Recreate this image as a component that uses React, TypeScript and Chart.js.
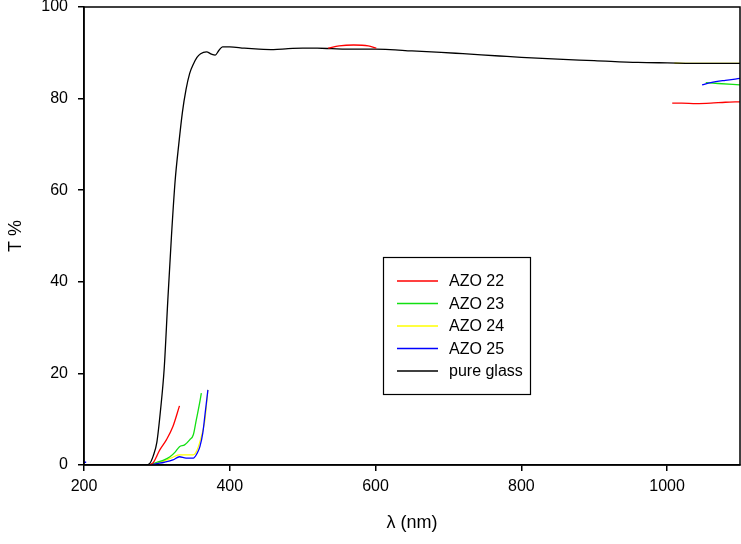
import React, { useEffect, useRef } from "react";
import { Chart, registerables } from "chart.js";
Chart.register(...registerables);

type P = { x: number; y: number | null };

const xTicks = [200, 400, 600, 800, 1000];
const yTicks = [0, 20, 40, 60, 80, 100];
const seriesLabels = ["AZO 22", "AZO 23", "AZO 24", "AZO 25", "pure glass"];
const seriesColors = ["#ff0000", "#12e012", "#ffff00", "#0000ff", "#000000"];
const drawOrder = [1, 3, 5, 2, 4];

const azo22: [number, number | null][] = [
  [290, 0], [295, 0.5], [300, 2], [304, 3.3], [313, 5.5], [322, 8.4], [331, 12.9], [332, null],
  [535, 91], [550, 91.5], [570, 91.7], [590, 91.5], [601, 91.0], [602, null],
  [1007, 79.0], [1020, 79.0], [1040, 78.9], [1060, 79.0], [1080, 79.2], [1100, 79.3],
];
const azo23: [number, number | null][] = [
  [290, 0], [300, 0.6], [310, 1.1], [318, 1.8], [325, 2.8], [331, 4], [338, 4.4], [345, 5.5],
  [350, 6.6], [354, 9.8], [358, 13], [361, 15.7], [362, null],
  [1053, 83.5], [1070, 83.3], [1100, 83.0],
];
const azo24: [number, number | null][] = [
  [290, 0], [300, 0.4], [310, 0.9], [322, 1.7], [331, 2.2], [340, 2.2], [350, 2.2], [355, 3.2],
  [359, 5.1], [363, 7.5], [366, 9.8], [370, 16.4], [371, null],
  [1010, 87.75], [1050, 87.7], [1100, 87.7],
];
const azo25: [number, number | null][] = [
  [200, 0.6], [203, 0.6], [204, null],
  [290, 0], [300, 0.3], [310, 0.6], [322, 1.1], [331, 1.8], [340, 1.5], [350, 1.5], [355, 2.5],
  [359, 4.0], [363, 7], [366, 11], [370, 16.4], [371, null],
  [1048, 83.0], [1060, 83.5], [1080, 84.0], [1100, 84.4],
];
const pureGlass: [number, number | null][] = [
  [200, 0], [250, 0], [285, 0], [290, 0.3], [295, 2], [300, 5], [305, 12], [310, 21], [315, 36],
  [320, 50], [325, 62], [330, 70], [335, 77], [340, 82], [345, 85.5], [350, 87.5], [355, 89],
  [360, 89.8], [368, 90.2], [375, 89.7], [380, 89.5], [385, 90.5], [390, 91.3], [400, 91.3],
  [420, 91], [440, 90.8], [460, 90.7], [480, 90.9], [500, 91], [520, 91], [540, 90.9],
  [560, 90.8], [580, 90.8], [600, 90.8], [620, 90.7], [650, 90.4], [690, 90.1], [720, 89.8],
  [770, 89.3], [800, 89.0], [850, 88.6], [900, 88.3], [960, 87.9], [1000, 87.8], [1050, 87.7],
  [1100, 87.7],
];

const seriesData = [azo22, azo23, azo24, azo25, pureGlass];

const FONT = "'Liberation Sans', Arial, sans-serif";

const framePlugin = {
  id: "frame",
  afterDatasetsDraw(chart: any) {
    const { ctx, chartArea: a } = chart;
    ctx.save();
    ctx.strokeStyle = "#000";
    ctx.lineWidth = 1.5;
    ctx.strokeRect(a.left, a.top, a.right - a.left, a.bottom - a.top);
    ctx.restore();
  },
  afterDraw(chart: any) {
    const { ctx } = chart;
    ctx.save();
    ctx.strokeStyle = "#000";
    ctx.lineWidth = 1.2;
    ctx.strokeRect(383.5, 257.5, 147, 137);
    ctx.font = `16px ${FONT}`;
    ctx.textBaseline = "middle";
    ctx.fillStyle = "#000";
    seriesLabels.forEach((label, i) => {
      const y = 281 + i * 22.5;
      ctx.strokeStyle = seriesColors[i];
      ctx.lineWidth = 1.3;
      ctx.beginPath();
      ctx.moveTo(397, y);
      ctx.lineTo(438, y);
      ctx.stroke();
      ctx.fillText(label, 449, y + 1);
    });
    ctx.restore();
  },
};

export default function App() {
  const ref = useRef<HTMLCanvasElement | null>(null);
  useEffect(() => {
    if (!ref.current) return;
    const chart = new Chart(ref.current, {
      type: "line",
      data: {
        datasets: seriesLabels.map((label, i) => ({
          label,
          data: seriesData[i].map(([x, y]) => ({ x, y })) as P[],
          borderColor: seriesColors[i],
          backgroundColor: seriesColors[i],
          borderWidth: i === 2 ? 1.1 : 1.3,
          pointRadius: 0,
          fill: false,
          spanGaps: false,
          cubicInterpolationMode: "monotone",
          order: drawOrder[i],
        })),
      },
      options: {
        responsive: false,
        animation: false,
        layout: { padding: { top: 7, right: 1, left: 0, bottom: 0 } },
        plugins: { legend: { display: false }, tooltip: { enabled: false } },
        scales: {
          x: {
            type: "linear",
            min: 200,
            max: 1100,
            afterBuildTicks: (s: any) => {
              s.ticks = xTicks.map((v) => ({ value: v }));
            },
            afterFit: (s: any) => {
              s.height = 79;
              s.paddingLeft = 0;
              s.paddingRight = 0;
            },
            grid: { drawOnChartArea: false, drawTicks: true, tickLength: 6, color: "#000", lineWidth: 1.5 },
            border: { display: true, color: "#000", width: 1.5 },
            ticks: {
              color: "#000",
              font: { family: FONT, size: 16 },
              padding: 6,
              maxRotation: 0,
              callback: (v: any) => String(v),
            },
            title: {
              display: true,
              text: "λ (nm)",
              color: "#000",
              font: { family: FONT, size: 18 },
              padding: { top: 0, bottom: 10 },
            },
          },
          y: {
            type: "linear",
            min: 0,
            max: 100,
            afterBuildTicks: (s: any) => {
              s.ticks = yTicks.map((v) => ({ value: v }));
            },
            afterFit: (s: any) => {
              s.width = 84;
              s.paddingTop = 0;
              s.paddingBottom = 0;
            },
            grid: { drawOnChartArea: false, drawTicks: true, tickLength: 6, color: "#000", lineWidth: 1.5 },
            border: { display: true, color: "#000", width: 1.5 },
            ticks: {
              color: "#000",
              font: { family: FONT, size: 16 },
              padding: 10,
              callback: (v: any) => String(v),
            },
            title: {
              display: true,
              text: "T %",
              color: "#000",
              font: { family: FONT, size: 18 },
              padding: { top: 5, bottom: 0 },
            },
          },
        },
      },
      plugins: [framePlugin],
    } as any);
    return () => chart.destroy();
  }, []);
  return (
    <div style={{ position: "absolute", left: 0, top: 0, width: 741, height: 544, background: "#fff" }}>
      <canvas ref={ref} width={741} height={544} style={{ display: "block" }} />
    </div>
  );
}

◇ ◇ ◇ ◇

(WHAT TO DO): Copy the material shown above in full and exactly. Skip the pictures.

(SOLUTION TO THE EXERCISE):
Recreate this image as a component that uses React, TypeScript and Chart.js.
import React, { useEffect, useRef } from "react";
import { Chart, registerables } from "chart.js";
Chart.register(...registerables);

type P = { x: number; y: number | null };

const xTicks = [200, 400, 600, 800, 1000];
const yTicks = [0, 20, 40, 60, 80, 100];
const seriesLabels = ["AZO 22", "AZO 23", "AZO 24", "AZO 25", "pure glass"];
const seriesColors = ["#ff0000", "#12e012", "#ffff00", "#0000ff", "#000000"];
const drawOrder = [1, 3, 5, 2, 4];

const azo22: [number, number | null][] = [
  [290, 0], [295, 0.5], [300, 2], [304, 3.3], [313, 5.5], [322, 8.4], [331, 12.9], [332, null],
  [535, 91], [550, 91.5], [570, 91.7], [590, 91.5], [601, 91.0], [602, null],
  [1007, 79.0], [1020, 79.0], [1040, 78.9], [1060, 79.0], [1080, 79.2], [1100, 79.3],
];
const azo23: [number, number | null][] = [
  [290, 0], [300, 0.6], [310, 1.1], [318, 1.8], [325, 2.8], [331, 4], [338, 4.4], [345, 5.5],
  [350, 6.6], [354, 9.8], [358, 13], [361, 15.7], [362, null],
  [1053, 83.5], [1070, 83.3], [1100, 83.0],
];
const azo24: [number, number | null][] = [
  [290, 0], [300, 0.4], [310, 0.9], [322, 1.7], [331, 2.2], [340, 2.2], [350, 2.2], [355, 3.2],
  [359, 5.1], [363, 7.5], [366, 9.8], [370, 16.4], [371, null],
  [1010, 87.75], [1050, 87.7], [1100, 87.7],
];
const azo25: [number, number | null][] = [
  [200, 0.6], [203, 0.6], [204, null],
  [290, 0], [300, 0.3], [310, 0.6], [322, 1.1], [331, 1.8], [340, 1.5], [350, 1.5], [355, 2.5],
  [359, 4.0], [363, 7], [366, 11], [370, 16.4], [371, null],
  [1048, 83.0], [1060, 83.5], [1080, 84.0], [1100, 84.4],
];
const pureGlass: [number, number | null][] = [
  [200, 0], [250, 0], [285, 0], [290, 0.3], [295, 2], [300, 5], [305, 12], [310, 21], [315, 36],
  [320, 50], [325, 62], [330, 70], [335, 77], [340, 82], [345, 85.5], [350, 87.5], [355, 89],
  [360, 89.8], [368, 90.2], [375, 89.7], [380, 89.5], [385, 90.5], [390, 91.3], [400, 91.3],
  [420, 91], [440, 90.8], [460, 90.7], [480, 90.9], [500, 91], [520, 91], [540, 90.9],
  [560, 90.8], [580, 90.8], [600, 90.8], [620, 90.7], [650, 90.4], [690, 90.1], [720, 89.8],
  [770, 89.3], [800, 89.0], [850, 88.6], [900, 88.3], [960, 87.9], [1000, 87.8], [1050, 87.7],
  [1100, 87.7],
];

const seriesData = [azo22, azo23, azo24, azo25, pureGlass];

const FONT = "'Liberation Sans', Arial, sans-serif";

const framePlugin = {
  id: "frame",
  afterDatasetsDraw(chart: any) {
    const { ctx, chartArea: a } = chart;
    ctx.save();
    ctx.strokeStyle = "#000";
    ctx.lineWidth = 1.5;
    ctx.strokeRect(a.left, a.top, a.right - a.left, a.bottom - a.top);
    ctx.restore();
  },
  afterDraw(chart: any) {
    const { ctx } = chart;
    ctx.save();
    ctx.strokeStyle = "#000";
    ctx.lineWidth = 1.2;
    ctx.strokeRect(383.5, 257.5, 147, 137);
    ctx.font = `16px ${FONT}`;
    ctx.textBaseline = "middle";
    ctx.fillStyle = "#000";
    seriesLabels.forEach((label, i) => {
      const y = 281 + i * 22.5;
      ctx.strokeStyle = seriesColors[i];
      ctx.lineWidth = 1.3;
      ctx.beginPath();
      ctx.moveTo(397, y);
      ctx.lineTo(438, y);
      ctx.stroke();
      ctx.fillText(label, 449, y + 1);
    });
    ctx.restore();
  },
};

export default function App() {
  const ref = useRef<HTMLCanvasElement | null>(null);
  useEffect(() => {
    if (!ref.current) return;
    const chart = new Chart(ref.current, {
      type: "line",
      data: {
        datasets: seriesLabels.map((label, i) => ({
          label,
          data: seriesData[i].map(([x, y]) => ({ x, y })) as P[],
          borderColor: seriesColors[i],
          backgroundColor: seriesColors[i],
          borderWidth: i === 2 ? 1.1 : 1.3,
          pointRadius: 0,
          fill: false,
          spanGaps: false,
          cubicInterpolationMode: "monotone",
          order: drawOrder[i],
        })),
      },
      options: {
        responsive: false,
        animation: false,
        layout: { padding: { top: 7, right: 1, left: 0, bottom: 0 } },
        plugins: { legend: { display: false }, tooltip: { enabled: false } },
        scales: {
          x: {
            type: "linear",
            min: 200,
            max: 1100,
            afterBuildTicks: (s: any) => {
              s.ticks = xTicks.map((v) => ({ value: v }));
            },
            afterFit: (s: any) => {
              s.height = 79;
              s.paddingLeft = 0;
              s.paddingRight = 0;
            },
            grid: { drawOnChartArea: false, drawTicks: true, tickLength: 6, color: "#000", lineWidth: 1.5 },
            border: { display: true, color: "#000", width: 1.5 },
            ticks: {
              color: "#000",
              font: { family: FONT, size: 16 },
              padding: 6,
              maxRotation: 0,
              callback: (v: any) => String(v),
            },
            title: {
              display: true,
              text: "λ (nm)",
              color: "#000",
              font: { family: FONT, size: 18 },
              padding: { top: 0, bottom: 10 },
            },
          },
          y: {
            type: "linear",
            min: 0,
            max: 100,
            afterBuildTicks: (s: any) => {
              s.ticks = yTicks.map((v) => ({ value: v }));
            },
            afterFit: (s: any) => {
              s.width = 84;
              s.paddingTop = 0;
              s.paddingBottom = 0;
            },
            grid: { drawOnChartArea: false, drawTicks: true, tickLength: 6, color: "#000", lineWidth: 1.5 },
            border: { display: true, color: "#000", width: 1.5 },
            ticks: {
              color: "#000",
              font: { family: FONT, size: 16 },
              padding: 10,
              callback: (v: any) => String(v),
            },
            title: {
              display: true,
              text: "T %",
              color: "#000",
              font: { family: FONT, size: 18 },
              padding: { top: 5, bottom: 0 },
            },
          },
        },
      },
      plugins: [framePlugin],
    } as any);
    return () => chart.destroy();
  }, []);
  return (
    <div style={{ position: "absolute", left: 0, top: 0, width: 741, height: 544, background: "#fff" }}>
      <canvas ref={ref} width={741} height={544} style={{ display: "block" }} />
    </div>
  );
}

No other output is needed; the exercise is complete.